I see massively parallel as going along the same lines. If I look at the supercomputer system of the future, it is going to have elements of all of those. Scalar processing is not going to go away. Massively parallel is at an infant stage now, where applications are starting to be moved into and people are starting to learn how to make use of them.
Vector processing is not going to go away either. If I look at the number of applications that are being moved to vector processors, I find a great many.
Our goal at Cray is to integrate the massively parallel, the vector processor, and the scalar processor into one total system and make it a tightly coupled system so that we can give our customers the best overall solution. From our view, we think that for the massively parallel element, we will probably have to have at least 10 times the performance over what we can deliver in our general-purpose solution. When you can take an application and move it to the massively parallel, there can be a big payback that can justify the cost of the massively parallel element.

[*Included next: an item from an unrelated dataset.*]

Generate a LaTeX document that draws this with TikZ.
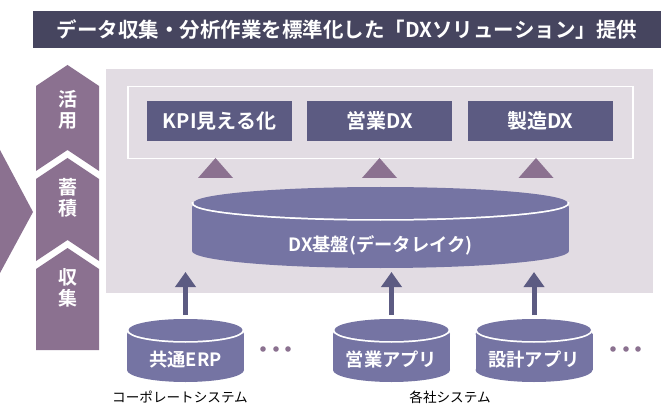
\documentclass[tikz,border=0pt]{standalone}
\usepackage{fontspec}
\setmainfont{Noto Sans CJK JP}[BoldFont={Noto Sans CJK JP Bold}]
\usepackage{xcolor}
\usetikzlibrary{arrows.meta, positioning, calc}

\definecolor{barclr}{HTML}{46455F}
\definecolor{mauve}{HTML}{8B7190}
\definecolor{panelclr}{HTML}{E2DCE3}
\definecolor{boxclr}{HTML}{5C5B82}
\definecolor{cylclr}{HTML}{7574A3}

% database cylinder: name, cx, lid y, rx, ry, bottom y, label y, label
\newcommand{\dbcyl}[8]{%
  \fill[cylclr] ({#2-#4-1.5},{#3+4}) rectangle ({#2+#4+1.5},#6);
  \fill[cylclr] (#2,#6) ellipse[x radius=#4+1.5, y radius=#5+1];
  \fill[cylclr] (#2,{#3+4}) ellipse[x radius=#4+1.5, y radius=#5];
  \begin{scope}
    \clip ({#2-#4-6},#3) rectangle ({#2+#4+6},{#3+#5+6});
    \draw[white, line width=3.5pt] (#2,#3) ellipse[x radius=#4, y radius=#5];
  \end{scope}
  \fill[cylclr] (#2,#3) ellipse[x radius=#4, y radius=#5];
  \coordinate (#1-top) at (#2,{#3-#5-4});
  \node[cyltext] (#1) at (#2,#7) {#8};
}

\begin{document}
\begin{tikzpicture}[
    x=1pt, y=-1pt,
    titlebar/.style={fill=barclr, text=white, inner sep=0pt, minimum width=628pt, minimum height=37pt, font=\bfseries\fontsize{20.5}{20.5}\selectfont},
    funcbox/.style={fill=boxclr, text=white, inner sep=0pt, minimum width=145pt, minimum height=40pt, font=\bfseries\fontsize{20}{20}\selectfont},
    cyltext/.style={text=white, inner sep=0pt, font=\bfseries\fontsize{18.3}{18.3}\selectfont},
    steplabel/.style={text=white, align=center, inner sep=0pt, font=\bfseries\fontsize{19}{21}\selectfont},
    syslabel/.style={text=black, inner sep=0pt, font=\fontsize{13.6}{13.6}\selectfont},
    uparrow/.style={draw=boxclr, line width=5pt, -{Triangle[width=20pt, length=15pt]}},
]
\useasboundingbox (0,0) rectangle (661,406);

% Title
\node[titlebar] (title) at (347,29.5) {データ収集・分析作業を標準化した「DXソリューション」提供};

% Left arrows
\fill[mauve] (0,150) -- (33,212) -- (0,273) -- cycle;
\fill[mauve] (36,86) -- (67.5,65) -- (99,86) -- (99,171) -- (67.5,150) -- (36,171) -- cycle;
\fill[mauve] (36,179) -- (67.5,158) -- (99,179) -- (99,261) -- (67.5,240) -- (36,261) -- cycle;
\fill[mauve] (36,269) -- (67.5,248) -- (99,269) -- (99,350) -- (36,350) -- cycle;
\node[steplabel] (use) at (67.5,110) {活\\用};
\node[steplabel] (store) at (67.5,198) {蓄\\積};
\node[steplabel] (collect) at (67.5,288) {収\\集};

% Panel
\node[fill=panelclr, inner sep=0pt, minimum width=547pt, minimum height=224pt, anchor=north west] (panel) at (106,69) {};
\node[draw=white, line width=1.5pt, inner sep=0pt, minimum width=505pt, minimum height=72pt, anchor=north west] (apps) at (127,86) {};

% Applications
\node[funcbox] (kpi) at (219.5,121) {KPI見える化};
\node[funcbox, right=15pt of kpi] (salesdx) {営業DX};
\node[funcbox, right=15pt of salesdx] (mfgdx) {製造DX};

% Triangles
\foreach \tx in {215.5,379.5,536}
  \fill[mauve] (\tx-17.5,178) -- (\tx,158) -- (\tx+17.5,178) -- cycle;

% Data lake
\dbcyl{lake}{380.5}{203}{187}{16}{251}{245}{DX基盤(データレイク)}
\coordinate (lakefoot) at (380,272);

% Source systems
\dbcyl{erp}{185.5}{330}{57}{11}{370}{360}{共通ERP}
\dbcyl{salesapp}{391.5}{330}{57}{11}{370}{360}{営業アプリ}
\dbcyl{designapp}{534}{330}{57}{11}{370}{360}{設計アプリ}

% Arrows
\draw[uparrow] (erp-top) -- (erp-top |- lakefoot);
\draw[uparrow] (salesapp-top) -- (salesapp-top |- lakefoot);
\draw[uparrow] (designapp-top) -- (designapp-top |- lakefoot);

% Dots
\foreach \dx in {263,276,288,613,626,638}
  \fill[mauve] (\dx,349) circle[radius=2.8];

% Labels
\node[syslabel] (corp) at (180,397) {コーポレートシステム};
\node[syslabel] (group) at (450,397) {各社システム};

\end{tikzpicture}
\end{document}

Work that has been done by the Defense Advanced Research Projects Agency and others has pushed the technology along to the point where now it is usable. More work is going to have to be done in optical circuits. Still more work has to be done in gallium arsenide until that is truly usable.
These are all technologies that will be used in our system at Cray. It is just a matter of time before we incorporate them into the system and make the total system operative.
To conclude, Cray does believe that massively parallel systems can work. Much work remains to be done that will be a part of a Cray Research supercomputer solution in the future. We see that as a way to
move up to TFLOPS performance. I think when we can deliver TFLOPS performance, the timing will have been determined by somebody's ability to afford it. We could probably do it in 1995, although I don't know if users will have enough money to buy a TFLOPS computer system by 1995.
Massively parallel developments will be driven by technology—software and the architecture. A lot of elements are needed to make the progress, but we are committed to putting a massively parallel element on our system and to being able to deliver TFLOPS performance to our customers by the end of the decade.